Tumor hypoxia is known to be one of critical reasons that limit the efficacy of cancer therapies, particularly photodynamic therapy (PDT) and radiotherapy (RT) in which oxygen is needed in the process of cancer cell destruction. Herein, taking advantages of the great biocompatibility and high oxygen dissolving ability of perfluorocarbon (PFC), we develop an innovative strategy to modulate the tumor hypoxic microenvironment using nano-PFC as an oxygen shuttle for ultrasound triggered tumor-specific delivery of oxygen. In our experiment, nanodroplets of PFC stabilized by albumin are intravenously injected into tumor-bearing mice under hyperoxic breathing. With a low-power clinically adapted ultrasound transducer applied on their tumor, PFC nanodroplets that adsorb oxygen in the lung would rapidly release oxygen in the tumor under ultrasound stimulation, and then circulate back into the lung for reoxygenation.
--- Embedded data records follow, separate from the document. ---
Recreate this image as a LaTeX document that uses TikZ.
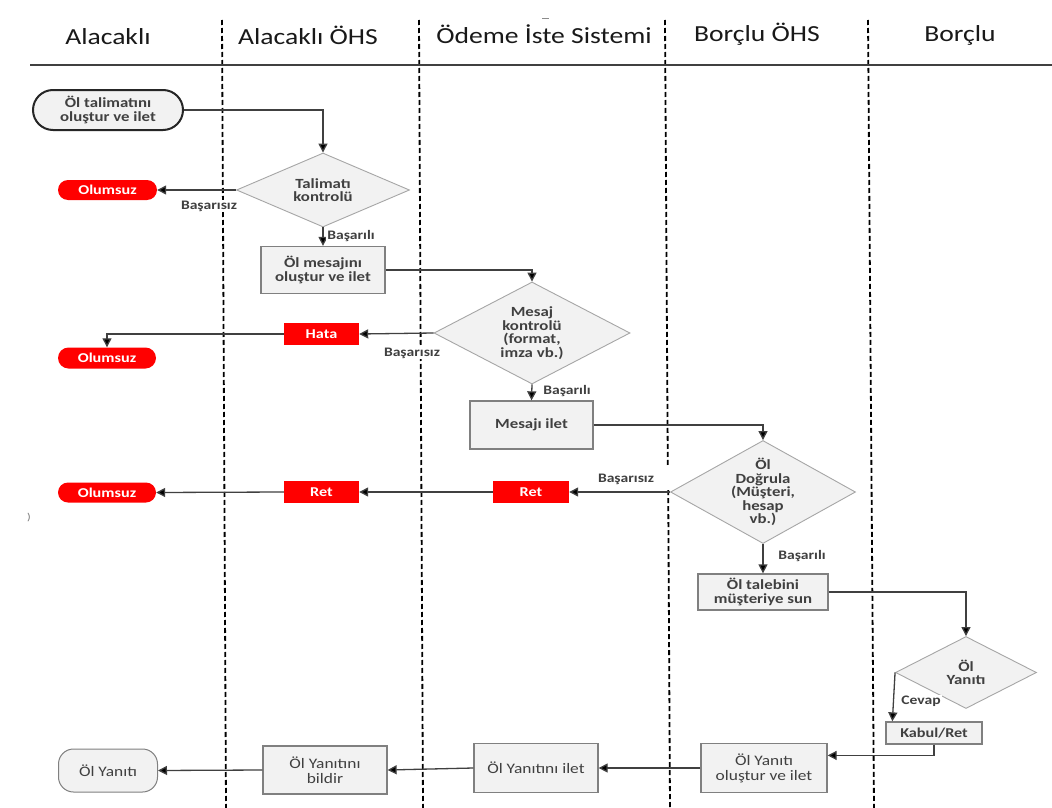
\documentclass[tikz,border=0pt]{standalone}
\usepackage{fontspec}
\setmainfont[FakeStretch=1.2]{Carlito}
\usetikzlibrary{shapes.geometric,shapes.misc,arrows.meta,calc}
\definecolor{boxfill}{HTML}{F2F2F2}
\definecolor{boxline}{HTML}{808080}
\definecolor{dialine}{HTML}{A6A6A6}
\definecolor{txt}{HTML}{404040}
\definecolor{linec}{HTML}{404040}
\definecolor{redf}{HTML}{FF0000}
\begin{document}
\begin{tikzpicture}[x=1pt,y=-1pt,
  hdr/.style={font=\fontsize{23}{26}\selectfont, text=black!90, anchor=base},
  boxtxt/.style={font=\bfseries\fontsize{14}{13.5}\selectfont, text=txt, align=center},
  box/.style={boxtxt, rectangle, draw=boxline, line width=1.3pt, fill=boxfill, inner sep=0pt},
  lbox/.style={box, font=\fontsize{14.5}{15}\selectfont},
  dia/.style={boxtxt, diamond, draw=dialine, line width=0.9pt, fill=boxfill, inner sep=0pt},
  term/.style={boxtxt, rounded rectangle, draw=black!85, line width=2pt, fill=boxfill, inner sep=0pt},
  endterm/.style={rectangle, rounded corners=15pt, draw=boxline, line width=1pt, fill=boxfill, inner sep=0pt, font=\fontsize{14.5}{15}\selectfont, text=txt},
  redbox/.style={rectangle, fill=redf, text=white, font=\bfseries\fontsize{13.5}{14}\selectfont, inner sep=0pt},
  redterm/.style={rounded rectangle, fill=redf, text=white, font=\bfseries\fontsize{13.5}{14}\selectfont, inner sep=0pt},
  conn/.style={draw=linec, line width=1.3pt, -{Triangle[length=9pt,width=9pt,fill=black]}},
  lab/.style={font=\bfseries\fontsize{13}{14}\selectfont, text=txt, fill=white, inner sep=1pt},
  divider/.style={draw=black, line width=1.8pt, dash pattern=on 5pt off 3pt}
]
\useasboundingbox (0,0) rectangle (1052,808);
\fill[white] (0,0) rectangle (1052,808);

% lane dividers and header line
\draw[divider] (222,20) -- (226,808);
\draw[divider] (419,20) -- (423,808);
\draw[divider] (665,20) -- (667.8,465);
\draw[divider] (668.2,490) -- (670,808);
\draw[divider] (868,20) -- (874,808);
\draw[draw=linec, line width=2.2pt] (30,65) -- (1052,65);
\draw[black!45, line width=1pt] (542,19) -- (549,19);

% headers
\node[hdr] (h1) at (108,45) {Alacaklı};
\node[hdr] (h2) at (308,45) {Alacaklı ÖHS};
\node[hdr] (h3) at (544,44) {Ödeme İste Sistemi};
\node[hdr] (h4) at (757,42) {Borçlu ÖHS};
\node[hdr] (h5) at (960,42) {Borçlu};

% nodes
\node[term, minimum width=150pt, minimum height=40pt] (start) at (108,110) {Öl talimatını\\oluştur ve ilet};
\node[dia, aspect=2.34, minimum width=173pt, minimum height=74pt] (d1) at (323,190) {Talimatı\\kontrolü};
\node[redterm, minimum width=99pt, minimum height=20pt] (olum1) at (107.5,190) {Olumsuz};
\node[box, minimum width=124pt, minimum height=47pt] (b1) at (323,270) {Öl mesajını\\oluştur ve ilet};
\node[dia, aspect=1.92, minimum width=196pt, minimum height=102pt] (d2) at (532,333) {Mesaj\\kontrolü\\(format,\\imza vb.)};
\node[redbox, minimum width=75pt, minimum height=22pt] (hata) at (321.5,334) {Hata};
\node[redterm, minimum width=98pt, minimum height=21pt] (olum2) at (107,358) {Olumsuz};
\node[box, minimum width=123pt, minimum height=48pt] (b2) at (531.5,425) {Mesajı ilet};
\node[dia, aspect=1.8, inner sep=-6pt, minimum width=185pt, minimum height=103pt] (d3) at (763,492) {Öl\\Doğrula\\(Müşteri,\\hesap\\vb.)};
\node[redbox, minimum width=76pt, minimum height=22pt] (ret2) at (531,492) {Ret};
\node[redbox, minimum width=75pt, minimum height=22pt] (ret1) at (321.5,492) {Ret};
\node[redterm, minimum width=98pt, minimum height=20pt] (olum3) at (107,492.5) {Olumsuz};
\node[box, minimum width=130pt, minimum height=36pt] (b3) at (763,592) {Öl talebini\\müşteriye sun};
\node[dia, aspect=1.96, minimum width=141pt, minimum height=72pt] (d4) at (966,672.5) {Öl\\Yanıtı};
\node[box, font=\bfseries\fontsize{13.5}{14}\selectfont, minimum width=96pt, minimum height=22pt] (kabul) at (934,733) {Kabul/Ret};
\node[lbox, minimum width=126pt, minimum height=49pt] (b4) at (764,768) {Öl Yanıtı\\oluştur ve ilet};
\node[lbox, minimum width=124pt, minimum height=49pt] (b5) at (536,768) {Öl Yanıtını ilet};
\node[lbox, minimum width=124pt, minimum height=48pt] (b6) at (325,770) {Öl Yanıtını\\bildir};
\node[endterm, minimum width=99pt, minimum height=43pt] (end) at (108,770.5) {Öl Yanıtı};
\node[font=\fontsize{10}{10}\selectfont, text=black!55] (paren) at (29,518) {)};

% connectors
\draw[conn] (start.east) -| (d1.north);
\draw[conn] (d1.west) -- (olum1.east);
\node[lab] (l1) at (209,206) {Başarısız};
\draw[conn] (d1.south) -- (b1.north);
\node[lab] (l2) at (351,236) {Başarılı};
\draw[conn] (b1.east) -| (d2.north);
\draw[conn] (d2.west) -- (hata.east);
\node[lab] (l3) at (412,353) {Başarısız};
\draw[conn] (hata.west) -| (olum2.north);
\draw[conn] (d2.south) -- (b2.north);
\node[lab] (l4) at (567,391) {Başarılı};
\draw[conn] (b2.east) -| (d3.north);
\draw[conn] (d3.west) -- (ret2.east);
\node[lab] (l5) at (626,479) {Başarısız};
\draw[conn] (ret2.west) -- (ret1.east);
\draw[conn] (ret1.west) -- (olum3.east);
\draw[conn] (d3.south) -- (b3.north);
\node[lab] (l6) at (802,556) {Başarılı};
\draw[conn] (b3.east) -| (d4.north);
\coordinate (kin) at ($(kabul.north west)+(7,0)$);
\draw[conn] (d4.west) -- (kin);
\node[lab] (l7) at (921,701) {Cevap};
\coordinate (b4in) at ($(b4.north east)!0.25!(b4.south east)$);
\draw[conn] (kabul.south) |- (b4in);
\draw[conn] (b4.west) -- (b5.east);
\draw[conn] (b5.west) -- (b6.east);
\draw[conn] (b6.west) -- (end.east);
\end{tikzpicture}
\end{document}
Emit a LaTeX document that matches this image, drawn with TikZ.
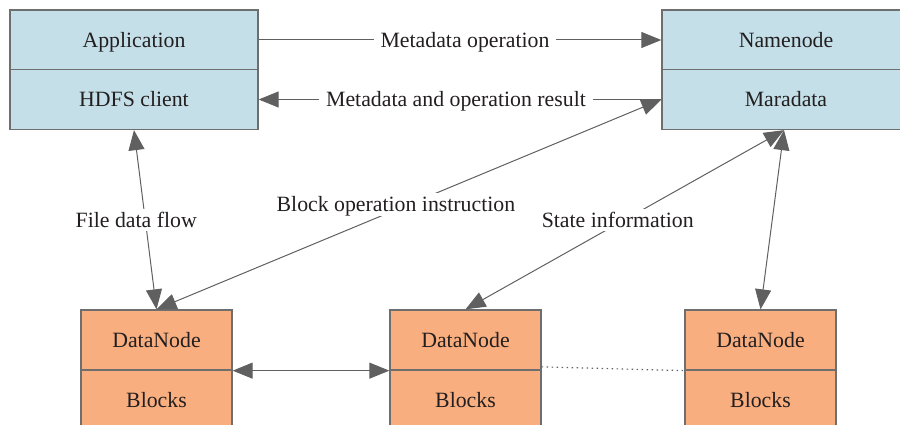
\documentclass[tikz,border=0pt]{standalone}
\usepackage{fontspec}
\setmainfont{Liberation Serif}
\usetikzlibrary{arrows.meta}
\definecolor{boxblue}{HTML}{C4DFE8}
\definecolor{boxorange}{HTML}{F8AE7E}
\definecolor{edgegray}{HTML}{6E6E6E}
\definecolor{arrgray}{HTML}{606060}
\definecolor{txt}{HTML}{231F20}
\tikzset{
  cell/.style={draw=edgegray, line width=1.3pt, minimum height=60pt, inner sep=0pt, text=txt, text height=14.5pt, text depth=0pt, font=\fontsize{21.8}{25}\selectfont},
  bluecell/.style={cell, fill=boxblue, minimum width=248pt},
  orangecell/.style={cell, fill=boxorange, minimum width=151pt},
  conn/.style={draw=arrgray, line width=1pt},
  arr/.style={conn, -{Triangle[length=20pt,width=16pt]}},
  arrboth/.style={conn, {Triangle[length=20pt,width=16pt]}-{Triangle[length=20pt,width=16pt]}},
  lbl/.style={fill=white, text=txt, inner xsep=7pt, inner ysep=4pt, text height=14.5pt, text depth=0pt, font=\fontsize{21.8}{25}\selectfont},
  dotline/.style={draw=arrgray, line width=1.2pt, dash pattern=on 1.5pt off 3.5pt}
}
\begin{document}
\begin{tikzpicture}[x=1pt, y=-1pt]
\useasboundingbox (0,0) rectangle (900,425);
\clip (0,0) rectangle (900,425);
% top left
\node[bluecell] (app) at (134,40) {Application};
\node[bluecell] (hdfs) at (134,99.5) {HDFS client};
% top right
\node[bluecell] (nn) at (786,40) {Namenode};
\node[bluecell] (md) at (786,99.5) {Maradata};
% data nodes
\node[orangecell] (dn1) at (156.5,340) {DataNode};
\node[orangecell] (bk1) at (156.5,400) {Blocks};
\node[orangecell] (dn2) at (465.5,340) {DataNode};
\node[orangecell] (bk2) at (465.5,400) {Blocks};
\node[orangecell] (dn3) at (760.5,340) {DataNode};
\node[orangecell] (bk3) at (760.5,400) {Blocks};
% connectors
\draw[arr] (app.east) -- node[lbl, xshift=5pt] {Metadata operation} (nn.west);
\draw[arr] (md.west) -- node[lbl, xshift=-4pt] {Metadata and operation result} (hdfs.east);
\draw[arrboth] ([xshift=-2pt]md.south) -- (dn3.north);
\draw[arrboth] (hdfs.south) -- node[lbl, xshift=-9pt] {File data flow} (dn1.north);
\draw[arrboth] (md.west) -- node[lbl, xshift=-13pt] {Block operation instruction} (dn1.north);
\draw[arrboth] ([xshift=-2pt]md.south) -- node[lbl, xshift=-7pt] {State information} (dn2.north);
\draw[arrboth] (dn1.south east) -- (dn2.south west);
\draw[dotline] ([yshift=2.5pt]bk2.north east) -- (dn3.south west);
\end{tikzpicture}
\end{document}
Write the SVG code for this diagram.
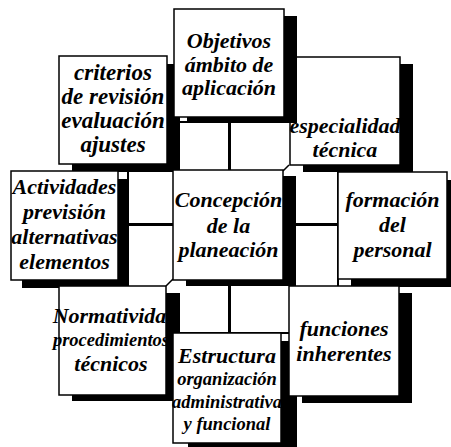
<svg xmlns="http://www.w3.org/2000/svg" width="451" height="447" viewBox="0 0 451 447">
<style>
.sh{fill:#000}
.bx{fill:#fff;stroke:#000;stroke-width:1.5}
.t{font-family:"Liberation Serif","Times New Roman",serif;font-weight:bold;font-style:italic;font-size:22px;fill:#000;text-anchor:middle}
.s{font-size:18.5px}
.div{stroke:#000;stroke-width:3;fill:none}
</style>
<rect width="451" height="447" fill="#fff"/>
<g id="connectors">
<rect x="128" y="122" width="210" height="211" fill="#fff" stroke="#000" stroke-width="2"/>
<line class="div" x1="229.5" y1="122" x2="229.5" y2="333"/>
<line class="div" x1="128" y1="224.5" x2="338" y2="224.5"/>
<path d="M283,171 L289,165 M166,286 L173,279" stroke="#000" stroke-width="1.5" fill="none"/>
</g>
<g id="especialidad">
<rect class="sh" x="303" y="64" width="110" height="108"/>
<rect class="bx" x="290" y="57" width="110" height="108"/>
<text class="t" x="345" y="133">especialidad</text>
<text class="t" x="345" y="157">técnica</text>
</g>
<g id="criterios">
<rect class="sh" x="72" y="64" width="108" height="108"/>
<rect class="bx" x="59" y="56" width="108" height="108"/>
<text class="t" x="113" y="80" style="font-size:23px">criterios</text>
<text class="t" x="113" y="104" style="font-size:23px">de revisión</text>
<text class="t" x="113" y="128" style="font-size:23px">evaluación</text>
<text class="t" x="113" y="152" style="font-size:23px">ajustes</text>
</g>
<g id="objetivos">
<rect class="sh" x="187" y="16" width="110" height="107"/>
<rect class="bx" x="174" y="9" width="110" height="108"/>
<text class="t" x="229" y="48">Objetivos</text>
<text class="t" x="229" y="72">ámbito de</text>
<text class="t" x="229" y="95">aplicación</text>
</g>
<g id="actividades">
<rect class="sh" x="22" y="179" width="107" height="109"/>
<rect class="bx" x="11" y="171" width="107" height="109"/>
<text class="t" x="64.5" y="194">Actividades</text>
<text class="t" x="64.5" y="219">previsión</text>
<text class="t" x="64.5" y="244">alternativas</text>
<text class="t" x="64.5" y="269">elementos</text>
</g>
<g id="concepcion">
<rect class="sh" x="186" y="176" width="110" height="110"/>
<rect class="bx" x="173" y="170" width="110" height="110"/>
<text class="t" x="228.5" y="207">Concepción</text>
<text class="t" x="228.5" y="233">de la</text>
<text class="t" x="228.5" y="257">planeación</text>
</g>
<g id="formacion">
<rect class="sh" x="351" y="180" width="109" height="107"/>
<rect class="bx" x="338" y="172" width="109" height="107"/>
<text class="t" x="392.5" y="207">formación</text>
<text class="t" x="392.5" y="232">del</text>
<text class="t" x="392.5" y="257">personal</text>
</g>
<g id="normatividad">
<rect class="sh" x="72" y="293" width="108" height="108"/>
<rect class="bx" x="59" y="286" width="107" height="109"/>
<text class="t" x="115" y="323">Normatividad</text>
<text class="t s" x="111" y="346">procedimientos</text>
<text class="t" x="111" y="371">técnicos</text>
</g>
<g id="estructura">
<rect class="sh" x="188" y="341" width="109" height="110"/>
<rect class="bx" x="173" y="333" width="108" height="110"/>
<text class="t" x="227" y="363">Estructura</text>
<text class="t s" x="227" y="385">organización</text>
<text class="t s" x="227" y="408">administrativa</text>
<text class="t s" x="227" y="430">y funcional</text>
</g>
<g id="funciones">
<rect class="sh" x="302" y="293" width="110" height="110"/>
<rect class="bx" x="289" y="286" width="110" height="110"/>
<text class="t" x="344" y="336">funciones</text>
<text class="t" x="344" y="361">inherentes</text>
</g>
</svg>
Such repeated cycles would result in dramatically enhanced tumor oxygenation and thus remarkably improved therapeutic outcomes in both PDT and RT treatment of tumors. Importantly, our strategy may be applied for different types of tumor models. Hence, this work presents a simple strategy to promote tumor oxygenation with great efficiency using agents and instruments readily available in the clinic, so as to overcome the hypoxia-associated resistance in cancer treatment.

Keywords: perfluorocarbon nanoemulsion; photodynamic therapy; radiotherapy; tumor hypoxia; ultrasound.